Egalement dans le registre du burlesque, le Maître-Vent de Simon Quéheillard, met en scène un personnage s’évertuant inlassablement à réaliser des empilements d’objets hétéroclites sur le bord d’une départementale — ces sculptures éphémères chutant inéluctablement au passage des véhicules avoisinants.

Les femmes d’Ellen Kooi criant des paroles dans des caniveaux que nous ne déchiffrerons jamais ou le personnage essayant un papier peint trompe-l’œil au motif de brique sur un mur réellement fait de ce matériau de Paul Pouvreau, ou encore l’auto-stoppeur brandissant une pancarte sur laquelle se détache le mot Seul, dans la photographie de Thierry Fontaine, ne définissent pas tant une action possible qu’un état de perception. Ces œuvres flirtent avec l’absurde par le non-sens même de l’action des protagonistes.

Enfin, l’absurde peut émerger de l’exagération outrancière. Thomas Mailaender a réalisé une série de portraits d’individus portant des objets surdimensionnés, qui deviennent de par leur taille inutilisables.

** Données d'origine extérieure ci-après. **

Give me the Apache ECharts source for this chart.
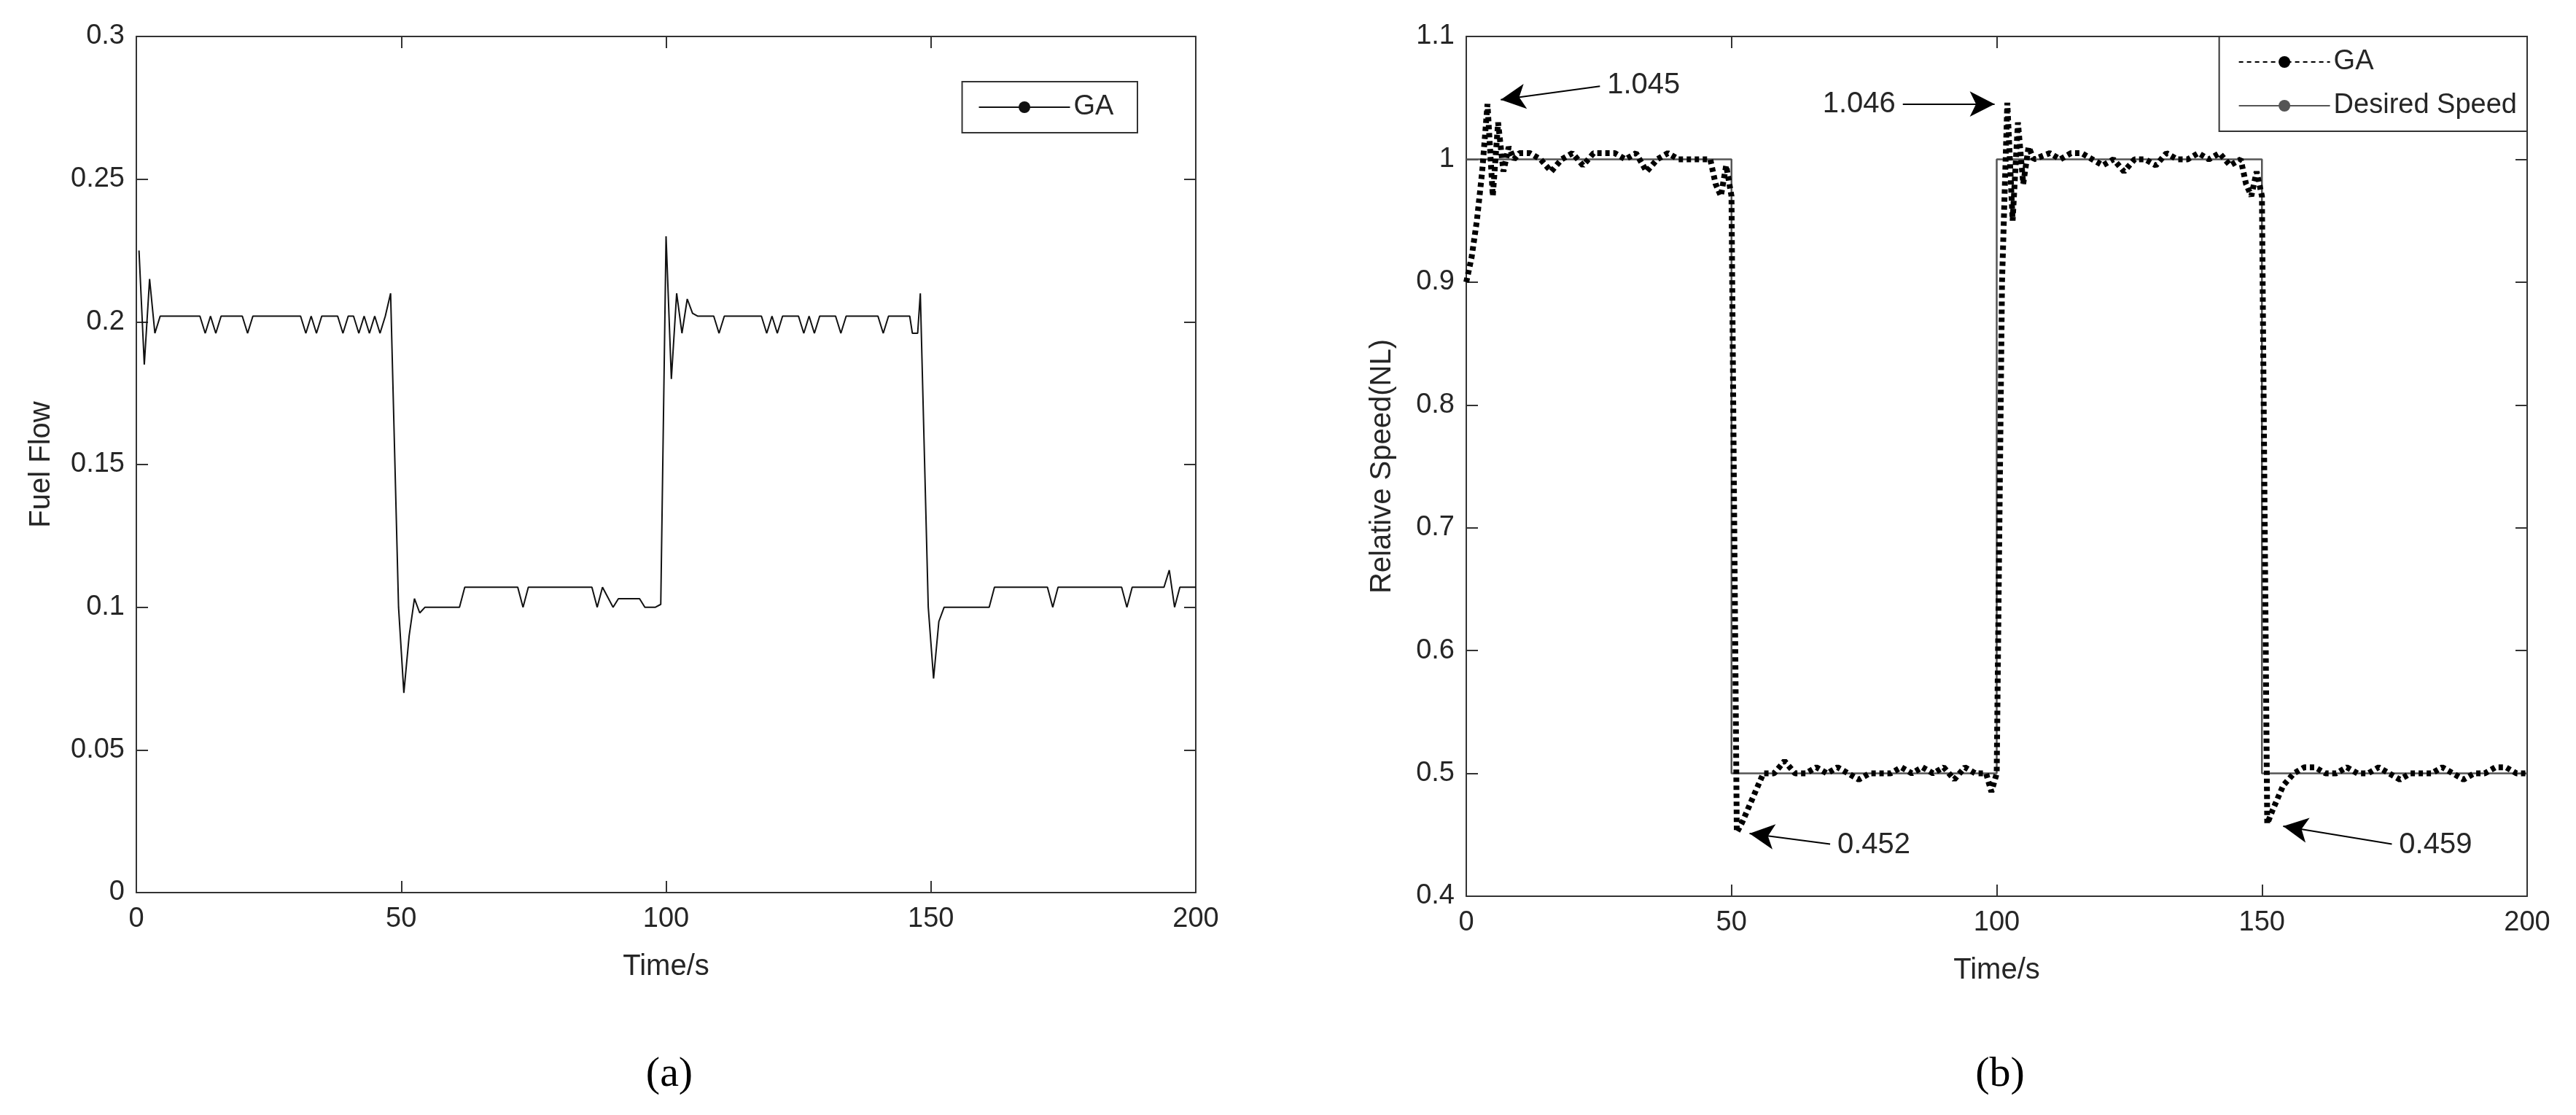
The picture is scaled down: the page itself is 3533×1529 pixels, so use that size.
<!DOCTYPE html>
<html>
<head>
<meta charset="utf-8">
<script src="https://cdn.jsdelivr.net/npm/echarts@6/dist/echarts.min.js"></script>
<style>html,body{margin:0;padding:0;background:#fff}#main{width:3533px;height:1529px}</style>
</head>
<body>
<div id="main"></div>
<script>
// (a) fuel flow, GA
var ffTime = [0.5,1.5,2.5,3.5,4.5,12,13,14,15,16,20,21,22,31,32,33,34,35,38,39,40,41,42,43,44,45,46,47,48,49.5,50.5,51.5,52.5,53.5,54.5,61,62,72,73,74,86,87,88,90,91,95,96,98,99,
  100,101,102,103,104,105,106,109,110,111,118,119,120,121,122,125,126,127,128,129,132,133,134,140,141,142,146,146.5,147.5,148,149.5,150.5,151.5,152.5,161,162,172,173,174,186,187,188,194,195,196,197,200];
var ffValue = [0.225,0.185,0.215,0.196,0.202,0.202,0.196,0.202,0.196,0.202,0.202,0.196,0.202,0.202,0.196,0.202,0.196,0.202,0.202,0.196,0.202,0.202,0.196,0.202,0.196,0.202,0.196,0.202,0.21,0.1,0.07,0.09,0.103,0.098,0.1,0.1,0.107,0.107,0.1,0.107,0.107,0.1,0.107,0.1,0.103,0.103,0.1,0.1,0.101,
  0.23,0.18,0.21,0.196,0.208,0.203,0.202,0.202,0.196,0.202,0.202,0.196,0.202,0.196,0.202,0.202,0.196,0.202,0.196,0.202,0.202,0.196,0.202,0.202,0.196,0.202,0.202,0.196,0.196,0.21,0.1,0.075,0.095,0.1,0.1,0.107,0.107,0.1,0.107,0.107,0.1,0.107,0.107,0.113,0.1,0.107,0.107];

// (b) relative speed
var gaTime = [0,1,2,3,4,5,6,7,8,9,10,12,14,16,18,20,22,24,26,28,30,32,34,36,38,40,42,44,46,47,48,49,50,51,52,53,54,55,56,58,60,62,64,66,68,70,72,74,76,78,80,82,84,86,88,90,92,94,96,98,99,
  100,101,102,103,104,105,106,107,110,112,114,116,118,120,122,124,126,128,130,132,134,136,138,140,142,144,146,147,148,149,150,151,152,153,154,155,156,158,160,162,164,166,168,170,172,174,176,178,180,182,184,186,188,190,192,194,196,198,200];
var gaValue = [0.9,0.92,0.95,0.99,1.045,0.97,1.03,0.99,1.01,1.0,1.005,1.005,1.0,0.99,1.0,1.005,0.995,1.005,1.005,1.005,1.0,1.005,0.99,1.0,1.005,1.0,1.0,1.0,1.0,0.98,0.97,0.995,0.97,0.452,0.46,0.47,0.48,0.49,0.5,0.5,0.51,0.5,0.5,0.505,0.5,0.505,0.5,0.495,0.5,0.5,0.5,0.505,0.5,0.505,0.5,0.505,0.495,0.505,0.5,0.5,0.485,
  0.5,0.9,1.046,0.95,1.03,0.98,1.01,1.0,1.005,1.0,1.005,1.005,1.0,0.995,1.0,0.99,1.0,1.0,0.995,1.005,1.0,1.0,1.005,1.0,1.005,0.995,1.0,0.98,0.97,0.99,0.97,0.459,0.47,0.48,0.49,0.495,0.5,0.505,0.505,0.5,0.5,0.505,0.5,0.5,0.505,0.5,0.495,0.5,0.5,0.5,0.505,0.5,0.495,0.5,0.5,0.505,0.505,0.5,0.5];
var desTime = [0,50,50,100,100,150,150,200];
var desValue = [1,1,0.5,0.5,1,1,0.5,0.5];

function zip(a, b) { return a.map(function (v, i) { return [v, b[i]]; }); }

var font = 'Liberation Sans';
var txt = '#262626';
var axisLine = {show: true, onZero: false, lineStyle: {color: '#333', width: 2}};
var tick = {inside: true, length: 16, lineStyle: {color: '#333', width: 2}};

function xAxes(gi) {
    return [
        {gridIndex: gi, type: 'value', min: 0, max: 200, interval: 50, name: 'Time/s', nameLocation: 'middle', nameGap: 82,
         nameTextStyle: {fontFamily: font, fontSize: 40, color: txt},
         axisLine: axisLine, axisTick: tick,
         axisLabel: {fontFamily: font, fontSize: 38, color: txt, margin: 18}, splitLine: {show: false}},
        {gridIndex: gi, type: 'value', min: 0, max: 200, interval: 50, position: 'top',
         axisLine: axisLine, axisTick: tick, axisLabel: {show: false}, splitLine: {show: false}}
    ];
}
function yAxes(gi, min, max, step, name, gap) {
    return [
        {gridIndex: gi, type: 'value', min: min, max: max, interval: step, name: name, nameLocation: 'middle', nameGap: gap,
         nameTextStyle: {fontFamily: font, fontSize: 40, color: txt},
         axisLine: axisLine, axisTick: tick,
         axisLabel: {fontFamily: font, fontSize: 38, color: txt, margin: 16}, splitLine: {show: false}},
        {gridIndex: gi, type: 'value', min: min, max: max, interval: step, position: 'right',
         axisLine: axisLine, axisTick: tick, axisLabel: {show: false}, splitLine: {show: false}}
    ];
}

function arrow(x1, y1, x2, y2, label) {
    return [{coord: [x1, y1], label: {formatter: label}}, {coord: [x2, y2]}];
}

var chart = echarts.init(document.getElementById('main'));
chart.setOption({
    animation: false,
    backgroundColor: '#fff',
    title: [
        {text: '(a)', left: 913, top: 1440, textAlign: 'center', textStyle: {fontFamily: 'Liberation Serif', fontSize: 58, fontWeight: 'normal', color: '#000'}},
        {text: '(b)', left: 2738, top: 1440, textAlign: 'center', textStyle: {fontFamily: 'Liberation Serif', fontSize: 58, fontWeight: 'normal', color: '#000'}}
    ],
    legend: [
        {data: ['GA '], right: 1973, top: 112, orient: 'vertical', itemWidth: 125, itemHeight: 20, itemGap: 10,
         padding: [16, 22, 16, 22], borderColor: '#333', borderWidth: 2, backgroundColor: '#fff',
         textStyle: {fontFamily: font, fontSize: 38, color: txt}},
        {data: ['GA', 'Desired Speed'], right: 67, top: 50, orient: 'vertical', itemWidth: 125, itemHeight: 20, itemGap: 22,
         padding: [16, 14, 16, 26], borderColor: '#333', borderWidth: 2, backgroundColor: '#fff',
         textStyle: {fontFamily: font, fontSize: 38, color: txt}}
    ],
    grid: [
        {left: 187, right: 1893, top: 50, bottom: 305},
        {left: 2011, right: 67, top: 50, bottom: 300}
    ],
    xAxis: xAxes(0).concat(xAxes(1)),
    yAxis: yAxes(0, 0, 0.3, 0.05, 'Fuel Flow', 110).concat(yAxes(1, 0.4, 1.1, 0.1, 'Relative Speed(NL)', 95)),
    series: [
        {name: 'GA ', type: 'line', xAxisIndex: 0, yAxisIndex: 0, data: zip(ffTime, ffValue), symbol: 'none',
         lineStyle: {color: '#111', width: 2}, itemStyle: {color: '#111'}},
        {name: 'Desired Speed', type: 'line', xAxisIndex: 2, yAxisIndex: 2, data: zip(desTime, desValue), symbol: 'none',
         lineStyle: {color: '#555', width: 2.5}, itemStyle: {color: '#555'}},
        {name: 'GA', type: 'line', xAxisIndex: 2, yAxisIndex: 2, data: zip(gaTime, gaValue), symbol: 'none',
         lineStyle: {color: '#000', width: 8, type: [6, 5]}, itemStyle: {color: '#000'},
         markLine: {
             silent: true, symbol: ['none', 'arrow'], symbolSize: [26, 34],
             lineStyle: {color: '#000', width: 2, type: 'solid'},
             label: {position: 'start', distance: 10, fontFamily: font, fontSize: 40, color: txt},
             data: [
                 arrow(25.2, 1.0595, 6.5, 1.0485, '1.045'),
                 arrow(82.3, 1.045, 99.6, 1.045, '1.046'),
                 arrow(68.6, 0.4425, 53.4, 0.451, '0.452'),
                 arrow(174.5, 0.4425, 154, 0.457, '0.459')
             ]
         }}
    ]
});
</script>
</body>
</html>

Proche du grotesque ils deviennent des totems de notre société de l’excès. Martin Sastre dans sa dernière vidéo filme en gros plan une fan éplorée de la pop star pour adolescent Justin Bieber. Cette groupie est ainsi filmée alors qu’elle le supplie en hurlant de sortir de son hôtel. Oscillant entre le grotesque et l’effroyable, cette séquence renvoie inéluctablement à l’outrance de l’idolâtrie. Asger Carslen, avec les photographies de la série «Wrong», dont les visages des protagonistes ont été retouchés pour ajouter protubérances ou excroissances, injecte de l’absurde dans le réel, ces êtres monstrueux s’inscrivant dans une normalité. Absurdes donc toutes ces œuvres? Cela dépend du point de vue du regardeur et un peu d’absurdité n’a jamais fait de mal à personne.